I’m not suggesting everyone pull up stakes and wander the earth in seek of continuous change. But I am suggesting that the opposite is just as dangerous; to resist change and see it as a deficit or thing to be avoided. Every new situation we find ourselves in is an opportunity for adaptive growth, a letting go of past perceptions and bias and embracing of new. This is not easy, but necessary for the motion of growth movement as a person.

There is no such thing as a motionless universe, nor an unchanging soul.

We are either bearing fruit, or calcifying. Entropy is change too. We need to learn from history. The greatest movements, the most innovative cultures and organizations eventually gave way to structure, social aristocracy, bureaucracy and eventual death. Religion is a fine example of a resistance to change. Change resisted at the cost of growth. The opposite then takes place; the growth of decay.

Change will happen, it’s a matter of participating in the healthy movement of it; to come alongside healthy change is to position your life within the Giver of life.

We are approaching a great mountain. The longer we live, the closer we get to it. It doesn’t become smaller, but we see it more clearly for what is truly is. It’s magnificent, and I can only begin to imagine it’s peaks. To know God is to continue our approach, to experience change as we behold and are beheld by the Spirit, through the Son. Each day of my life that passes, I am becoming less enamored with this life and more with His. His life will pull me through into eternal change, what I have been designed for, to scale the mountain of God, the God who does not change, who’s character in perfection has arrived. Mine, has not, an eternal love project.

If I’m going to change, I want God’s formative inner change, and not change from the absence of His loving and perfect hands. We are the clay pot being molded, and this continuous process will not stop, simply when this physical life ends.

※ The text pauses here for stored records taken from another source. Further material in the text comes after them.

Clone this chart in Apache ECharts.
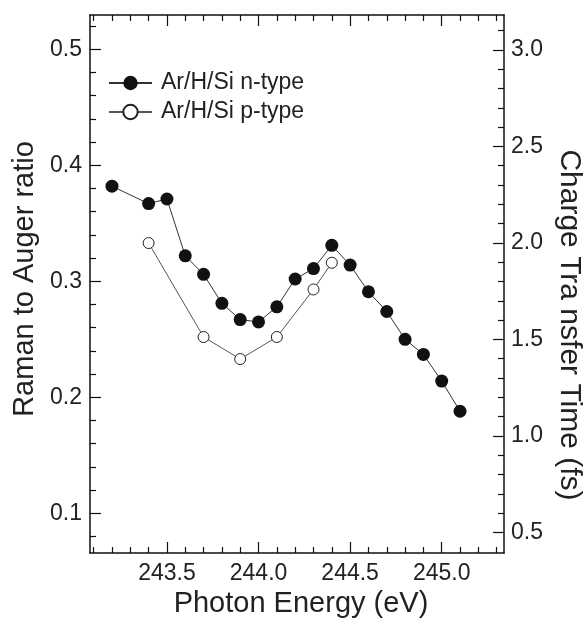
<!DOCTYPE html>
<html>
<head>
<meta charset="utf-8">
<script src="https://cdn.jsdelivr.net/npm/echarts@6/dist/echarts.min.js"></script>
<style>html,body{margin:0;padding:0;background:#fff;}#c{width:584px;height:627px;}</style>
</head>
<body>
<div id="c"></div>
<script>
// Data
var energyN = [243.2,243.4,243.5,243.6,243.7,243.8,243.9,244.0,244.1,244.2,244.3,244.4,244.5,244.6,244.7,244.8,244.9,245.0,245.1];
var ratioN  = [0.382,0.367,0.371,0.322,0.306,0.281,0.267,0.265,0.278,0.302,0.311,0.331,0.314,0.291,0.274,0.250,0.237,0.214,0.188];
var energyP = [243.4,243.7,243.9,244.1,244.3,244.4];
var ratioP  = [0.333,0.252,0.233,0.252,0.293,0.316];

// Ticks
var xMajor = [243.5,244.0,244.5,245.0];
var xMinor = [243.1,243.2,243.3,243.4,243.6,243.7,243.8,243.9,244.1,244.2,244.3,244.4,244.6,244.7,244.8,244.9,245.1,245.2,245.3];
var yMajor = [0.1,0.2,0.3,0.4,0.5];
var yMinor = [0.08,0.12,0.14,0.16,0.18,0.22,0.24,0.26,0.28,0.32,0.34,0.36,0.38,0.42,0.44,0.46,0.48,0.52];
var y2Major = [0.5,1.0,1.5,2.0,2.5,3.0];
var y2Minor = [0.6,0.7,0.8,0.9,1.1,1.2,1.3,1.4,1.6,1.7,1.8,1.9,2.1,2.2,2.3,2.4,2.6,2.7,2.8,2.9,3.1];

var seriesNames = ['Ar/H/Si n-type','Ar/H/Si p-type'];
var xTitle = 'Photon Energy (eV)';
var yTitle = 'Raman to Auger ratio';
var y2Title = 'Charge Tra nsfer Time (fs)';

var FONT = '"Liberation Sans", Arial, sans-serif';
var X_MIN = 243.08, X_MAX = 245.34;
var Y_MIN = 0.0658, Y_MAX = 0.5296;
var Y2_MIN = 0.393, Y2_MAX = 3.181;
var lineStyleAxis = {color:'#111', width:1.5};

function pts(xs, ys){ return xs.map(function(x,i){ return [x, ys[i]]; }); }
function fmt1(v){ return Number(v).toFixed(1); }

function xAx(pos, ticks, len, main){
  return {
    type:'value', position:pos, min:X_MIN, max:X_MAX,
    axisLine:{show:main, lineStyle:lineStyleAxis, onZero:false},
    axisTick:{show:true, inside:true, length:len, customValues:ticks, lineStyle:{color:'#111', width:1.2}},
    axisLabel:{show:false},
    splitLine:{show:false}
  };
}
function yAx(pos, min, max, ticks, len, main){
  return {
    type:'value', position:pos, min:min, max:max,
    axisLine:{show:main, lineStyle:lineStyleAxis, onZero:false},
    axisTick:{show:true, inside:true, length:len, customValues:ticks, lineStyle:{color:'#111', width:1.2}},
    axisLabel:{show:false},
    splitLine:{show:false}
  };
}

var xBottom = xAx('bottom', xMajor, 11, true);
xBottom.axisLabel = {show:true, customValues:xMajor, formatter:fmt1, fontSize:23, fontFamily:FONT, color:'#222', margin:9};
xBottom.name = xTitle; xBottom.nameLocation = 'middle'; xBottom.nameGap = 36;
xBottom.nameTextStyle = {fontSize:29, fontFamily:FONT, color:'#222', padding:[0,0,0,8]};

var yLeft = yAx('left', Y_MIN, Y_MAX, yMajor, 11, true);
yLeft.axisLabel = {show:true, customValues:yMajor, formatter:fmt1, fontSize:23, fontFamily:FONT, color:'#222', margin:8};
yLeft.name = yTitle; yLeft.nameLocation = 'middle'; yLeft.nameGap = 51;
yLeft.nameTextStyle = {fontSize:29, fontFamily:FONT, color:'#222', padding:[0,0,0,10]};

var yRight = yAx('right', Y2_MIN, Y2_MAX, y2Major, 11, true);
yRight.axisLabel = {show:true, customValues:y2Major, formatter:fmt1, fontSize:23, fontFamily:FONT, color:'#222', margin:7};
yRight.name = y2Title; yRight.nameLocation = 'middle'; yRight.nameGap = 41; yRight.nameRotate = -90;
yRight.nameTextStyle = {fontSize:30, fontFamily:FONT, color:'#222', padding:[0,0,0,82]};

var chart = echarts.init(document.getElementById('c'), null, {renderer:'canvas'});
chart.setOption({
  backgroundColor:'#fff',
  animation:false,
  grid:{left:90, right:80, top:15, bottom:74, containLabel:false, outerBoundsMode:'none'},
  legend:{
    orient:'vertical', left:108, top:71, padding:0,
    itemWidth:43, itemHeight:18, itemGap:5,
    textStyle:{fontSize:23, fontFamily:FONT, color:'#222', lineHeight:24, padding:[0,0,0,4]},
    data:seriesNames
  },
  xAxis:[
    xBottom,
    xAx('bottom', xMinor, 6, false),
    xAx('top', xMajor, 11, true),
    xAx('top', xMinor, 6, false)
  ],
  yAxis:[
    yLeft,
    yAx('left', Y_MIN, Y_MAX, yMinor, 6, false),
    yRight,
    yAx('right', Y2_MIN, Y2_MAX, y2Minor, 6, false)
  ],
  series:[
    {
      name:seriesNames[0], type:'line', xAxisIndex:0, yAxisIndex:0,
      data:pts(energyN, ratioN),
      symbol:'circle', symbolSize:13,
      lineStyle:{color:'#333', width:1},
      itemStyle:{color:'#111', borderColor:'#111', borderWidth:0},
      z:3
    },
    {
      name:seriesNames[1], type:'line', xAxisIndex:0, yAxisIndex:0,
      data:pts(energyP, ratioP),
      symbol:'circle', symbolSize:11,
      lineStyle:{color:'#555', width:1},
      itemStyle:{color:'#fff', borderColor:'#222', borderWidth:1},
      z:2
    }
  ]
});
</script>
</body>
</html>
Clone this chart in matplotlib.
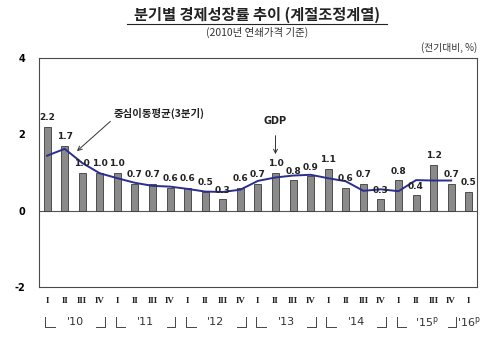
import matplotlib
matplotlib.use("Agg")
import matplotlib.pyplot as plt
import matplotlib.transforms as mtransforms
import numpy as np

plt.rcParams['font.family'] = ['Noto Sans CJK KR', 'DejaVu Sans']

# quarterly growth, 2010 Q1 .. 2016 Q1
quarters = ['I', 'II', 'III', 'IV'] * 6 + ['I']
growth = [2.2, 1.7, 1.0, 1.0, 1.0, 0.7, 0.7, 0.6, 0.6, 0.5, 0.3, 0.6,
          0.7, 1.0, 0.8, 0.9, 1.1, 0.6, 0.7, 0.3, 0.8, 0.4, 1.2, 0.7, 0.5]
# centred 3-quarter moving average (2010 Q1 .. 2015 Q4)
moving_avg = [1.44, 1.62, 1.25, 0.98, 0.85, 0.73, 0.65, 0.63, 0.57, 0.50, 0.49, 0.55,
              0.78, 0.87, 0.92, 0.94, 0.85, 0.77, 0.52, 0.56, 0.51, 0.80, 0.79, 0.79]
years = ["'10", "'11", "'12", "'13", "'14", "'15$^{\\mathrm{p}}$"]
last_year = "'16$^{\\mathrm{p}}$"

fig = plt.figure(figsize=(4.97, 3.51), dpi=100)
ax = fig.add_axes([39/497, 1 - 287/351, (477-39)/497, (287-58)/351])

x = np.arange(len(growth))
ax.bar(x, growth, width=0.4, color='#8a8a8a', edgecolor='#3a3a3a', linewidth=0.6, zorder=2)
ax.plot(np.arange(len(moving_avg)), moving_avg, color='#2b2d8f', linewidth=1.4, zorder=3)
ax.axhline(0, color='#555555', linewidth=0.8, zorder=1)

for xi, v in zip(x, growth):
    ax.text(xi, v + 0.12, f'{v:.1f}', ha='center', va='bottom', fontsize=6.5,
            fontweight='bold', family='DejaVu Sans', color='#222222', zorder=4)

ax.set_xlim(-0.46, len(growth) - 1 + 0.47)
ax.set_ylim(-2, 4)
ax.set_yticks([-2, 0, 2, 4])
ax.set_yticklabels(['-2', '0', '2', '4'], fontsize=7, fontweight='bold', family='DejaVu Sans')
ax.tick_params(axis='y', length=0, pad=10)
ax.set_xticks([])
for s in ax.spines.values():
    s.set_color('#4a4a4a')
    s.set_linewidth(0.8)

# quarter labels
trans = mtransforms.blended_transform_factory(ax.transData, ax.transAxes)
for xi, q in zip(x, quarters):
    ax.text(xi, -0.045, q, transform=trans, ha='center', va='top', fontsize=6.5,
            fontweight='bold', family='Liberation Serif', color='#222222')

# year brackets
yb, yt = -0.175, -0.13
for i, yr in enumerate(years):
    s = i * 4
    kw = dict(transform=trans, color='#444444', linewidth=0.7, clip_on=False)
    ax.plot([s - 0.1, s - 0.1, s + 0.45], [yt, yb, yb], **kw)
    ax.plot([s + 2.8, s + 3.3, s + 3.3], [yb, yb, yt], **kw)
    ax.text(s + 1.6, -0.152, yr, transform=trans, ha='center', va='center',
            fontsize=8, family='DejaVu Sans', color='#333333')
ax.text(24.0, -0.152, last_year, transform=trans, ha='center', va='center',
        fontsize=8, family='DejaVu Sans', color='#333333')

# annotations
ax.annotate('중심이동평균(3분기)', xy=(1.7, 1.56), xytext=(6.35, 2.55),
            ha='center', va='center', fontsize=7.5, fontweight='bold', color='#222222',
            arrowprops=dict(arrowstyle='->', color='#333333', lw=0.7,
                            shrinkA=0, shrinkB=0, relpos=(0.0, 0.0)))
ax.annotate('GDP', xy=(13.0, 1.48), xytext=(13.0, 2.35),
            ha='center', va='center', fontsize=7, fontweight='bold', color='#222222',
            family='DejaVu Sans',
            arrowprops=dict(arrowstyle='->', color='#333333', lw=0.7,
                            shrinkA=5, shrinkB=0))

# titles
fig.text(257/497, 1 - 15/351, '분기별 경제성장률 추이 (계절조정계열)', ha='center', va='center',
         fontsize=11, fontweight='bold', color='#222222')
fig.add_artist(plt.Line2D([127/497, 387/497], [1 - 24/351, 1 - 24/351],
                          color='#222222', linewidth=0.8))
fig.text(257/497, 1 - 32/351, '(2010년 연쇄가격 기준)', ha='center', va='center',
         fontsize=7.5, color='#333333')
fig.text(477/497, 1 - 48/351, '(전기대비, %)', ha='right', va='center',
         fontsize=7, color='#333333')

fig.savefig('out.png', dpi=100)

In conclusion, we are not becoming more certain, more knowing, more perfect in this life as to think we can simply calcify and cruise into the next life. That was not God’s intention. We are on approach to the mountain of God, being changed each day as we grow into His life. We were, as Irenaeus stated, designed for the middle:

“The Creator is always the same, but those who are created must pass from beginning and through a middle course, a growth, and progression. And it is for this increase and progress that God has formed them”

Our world is changing. This much is true. What are your thoughts from where you are standing? Western structures are dismantling revealing a post-Christian, postmodern approach to just about everything. Those clinging to vestiges of the past, their forms and practices not rooted in the Person of our Triune Creator will sadly be left behind, hunkered down in preservation as the Spirit continues the missio Dei on earth.

I want to greet the world that will reveal itself tomorrow. We need collaborative new models, spirit-led platforms that cross traditional westernized silo’d institutions. This is the new reality the most innovative in business already practice in emerging global contexts. The world is shrinking, fast, and yet the church of Jesus Christ is for the most part, stuck inside an old world model. The Kingdom is a force of love to be reckoned with, but we too must adapt and dismantle restricting forms. Believers can be innovators, shaping culture and creating space for emerging Christ following community.

We can unite around the Person of Jesus, His coming, His actions, teaching and mission. We can learn to hold loosely tradition that is rooted in culture, and not Jesus particularly. Jesus brought a powerful critique to the social and religious powers of His day, and so can we. The Gospel is for every culture, every age, not just the West. New voices, new reflections of emerging Kingdom culture are coming. This is good change, the kind you lean into and want to embrace!

I could see the hierarchical clientelistic structure calcifying on its own. I didn’t need to oppose it, nor even criticize it. There was no enemy to fight, only old self-reinforcing patterns slowly crumbling from entropy, ready to evolve, already giving birth to something new.